Speaking to English-language news service theLocal.fr, an anonymous official has given a bleak picture of the present security situation in France, detailing the huge number of dedicated, professional killers in France who like the Charlie Hebdo killers have the patience to lay low for years before committing acts of violence. He said there were up to four thousand people at large in France who were known to have “evil intentions”, and of that there was a hard-core of roughly 200 “pros, not drop-outs” who had recently returned from the Islamic State with military training.
Because the operatives were willing and able to out-wait the capacity of the state to dedicate scarce resources to watching them, “the threat is permanent”. The official remarked on the constant load placed on the French security services by the presence of foreign terrorist interests in the country, saying: “Not one day goes by without an alert, the discovery of a network trying to send people to Syria or Iraq, or an intervention [by the security services]… The number of targets has exploded”.
The French prime minister has already admitted the scale of the potential problem: “The problem is not to know if there will be a new attack, it is to know when and where.”

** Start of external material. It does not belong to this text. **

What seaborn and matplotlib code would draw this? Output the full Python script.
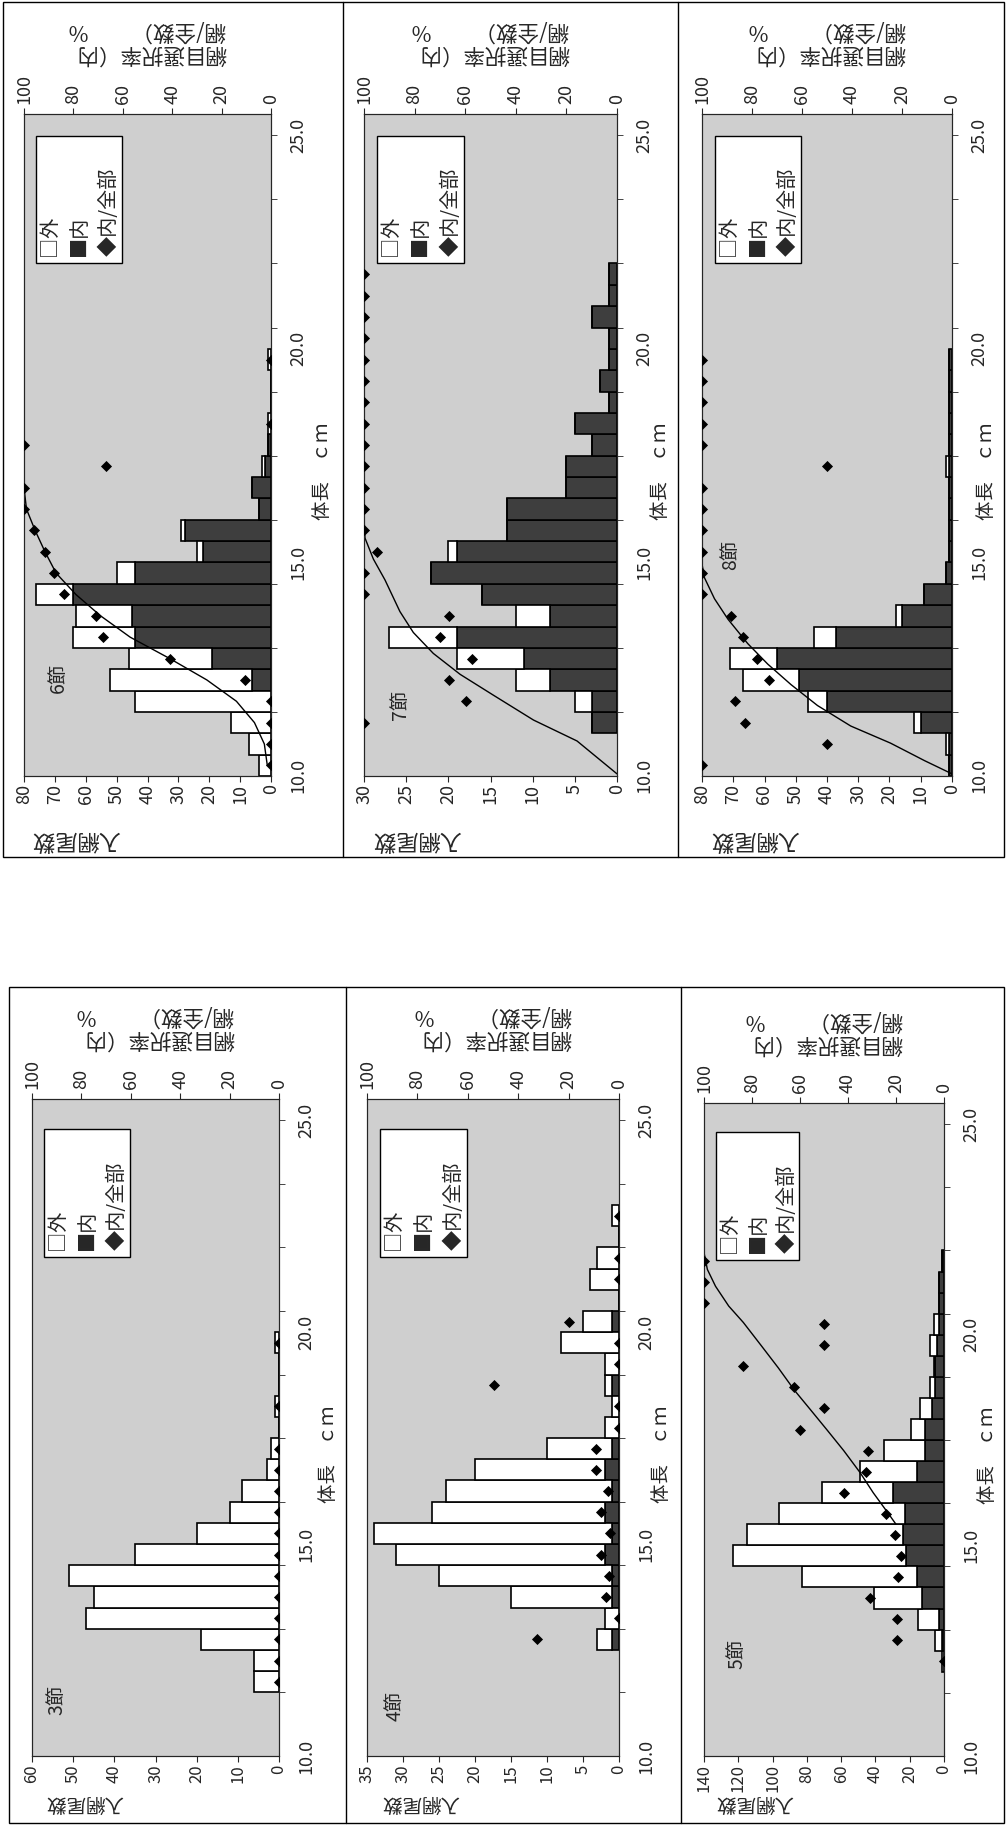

A counter-terrorism expert, also speaking on the condition of anonymity spoke of the ruthlessness of those who had returned from waging jihad for the Islamic State, noting: “They have lost all inhibitions about violence”. He also expressed concern the sudden success of the Islamic State could increase the brutal violence and scale of attacks seen on the streets of Europe.

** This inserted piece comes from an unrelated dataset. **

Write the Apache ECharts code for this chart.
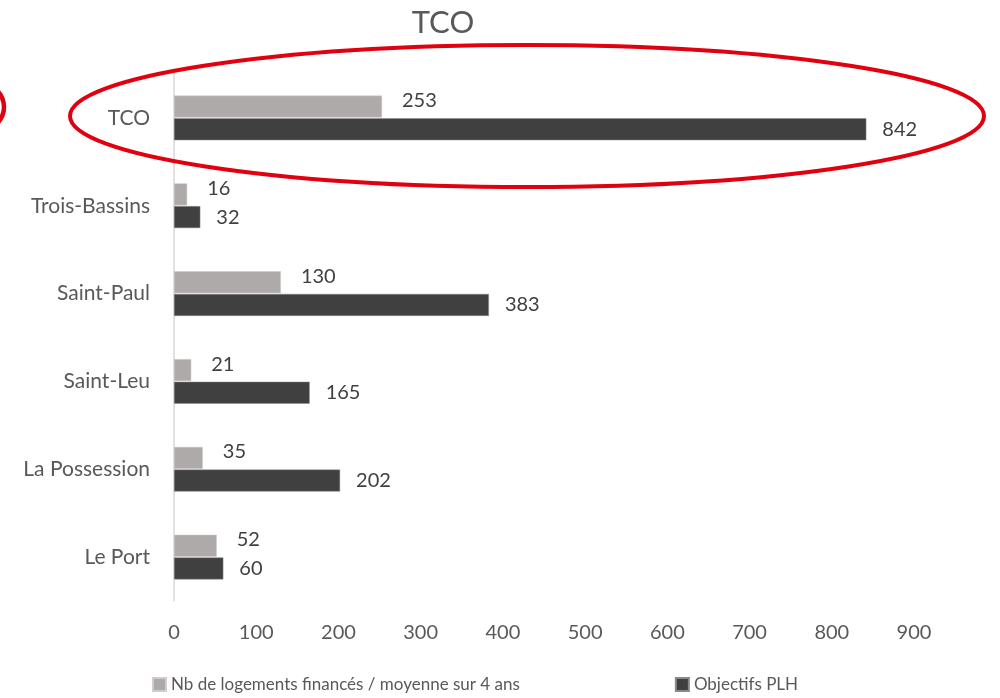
<!DOCTYPE html>
<html>
<head>
<meta charset="utf-8">
<script src="https://cdn.jsdelivr.net/npm/echarts@6/dist/echarts.min.js"></script>
<style>
  html, body { margin: 0; padding: 0; background: #fff; }
  #chart { width: 1000px; height: 698px; }
</style>
</head>
<body>
<div id="chart"></div>
<script>
// communes, du bas vers le haut
var communes = ['Le Port', 'La Possession', 'Saint-Leu', 'Saint-Paul', 'Trois-Bassins', 'TCO'];
var logementsFinances = [52, 35, 21, 130, 16, 253];
var objectifsPLH = [60, 202, 165, 383, 32, 842];
var xTicks = [0, 900, 100];
var serieNames = ['Nb de logements financés / moyenne sur 4 ans', 'Objectifs PLH'];

var police = 'Lato, "Noto Sans", sans-serif';
var gris = '#595959';

var myChart = echarts.init(document.getElementById('chart'));

var option = {
    title: {
        text: 'TCO',
        left: 438,
        top: 2,
        textAlign: 'center',
        textStyle: { fontFamily: police, fontSize: 31, fontWeight: 'normal', color: gris }
    },
    legend: {
        bottom: 0,
        left: 147,
        itemGap: 155,
        itemWidth: 13,
        itemHeight: 13,
        icon: 'rect',
        textStyle: { fontFamily: police, fontSize: 17, color: gris },
        data: serieNames
    },
    grid: { left: 174, right: 86, top: 74, bottom: 97 },
    xAxis: {
        type: 'value',
        min: xTicks[0],
        max: xTicks[1],
        interval: xTicks[2],
        axisLine: { show: false },
        axisTick: { show: false },
        splitLine: { show: false },
        axisLabel: { fontFamily: police, fontSize: 20, color: gris, margin: 22 }
    },
    yAxis: {
        type: 'category',
        data: communes,
        axisLine: { show: true, lineStyle: { color: '#d9d9d9', width: 1.5 } },
        axisTick: { show: false },
        axisLabel: { fontFamily: police, fontSize: 21, color: gris, margin: 24 }
    },
    series: [
        {
            name: serieNames[0],
            type: 'bar',
            data: logementsFinances,
            barWidth: 22,
            barGap: '3%',
            itemStyle: { color: '#aeaaaa', borderColor: '#cfcccc', borderWidth: 0.5 },
            label: { show: true, position: 'right', distance: 20, offset: [0, -6],
                fontFamily: police, fontSize: 20, color: '#404040' }
        },
        {
            name: serieNames[1],
            type: 'bar',
            data: objectifsPLH,
            barWidth: 22,
            itemStyle: { color: '#404040', borderColor: '#8a8a8a', borderWidth: 0.5 },
            label: { show: true, position: 'right', distance: 16,
                fontFamily: police, fontSize: 20, color: '#404040' }
        }
    ],
    graphic: [
        {
            type: 'ellipse',
            shape: { cx: 527, cy: 116, rx: 457, ry: 71 },
            style: { fill: 'none', stroke: '#e0000f', lineWidth: 4 },
            z: 100
        },
        {
            type: 'ellipse',
            shape: { cx: -38, cy: 107, rx: 42, ry: 30 },
            style: { fill: 'none', stroke: '#e0000f', lineWidth: 4.5 },
            z: 100
        }
    ]
};

myChart.setOption(option);
</script>
</body>
</html>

Terrorist groups rely on the enormous publicity generated by their violent acts to raise their profile, gather recruits, and solicit donations to their cause. The spectacular way the Islamic State, with it’s easy to digest messages and acts of extreme violence, has captured the media narrative has clearly upset Al-Qaeda, who have already launched a counter-propaganda campaign to regain some of the limelight.
The official believes this rivalry between Islamist groups could easily spill over in Europe, remarking: “Al-Qaeda needs to restore its prestige and will try to compete with IS with complex and major actions”.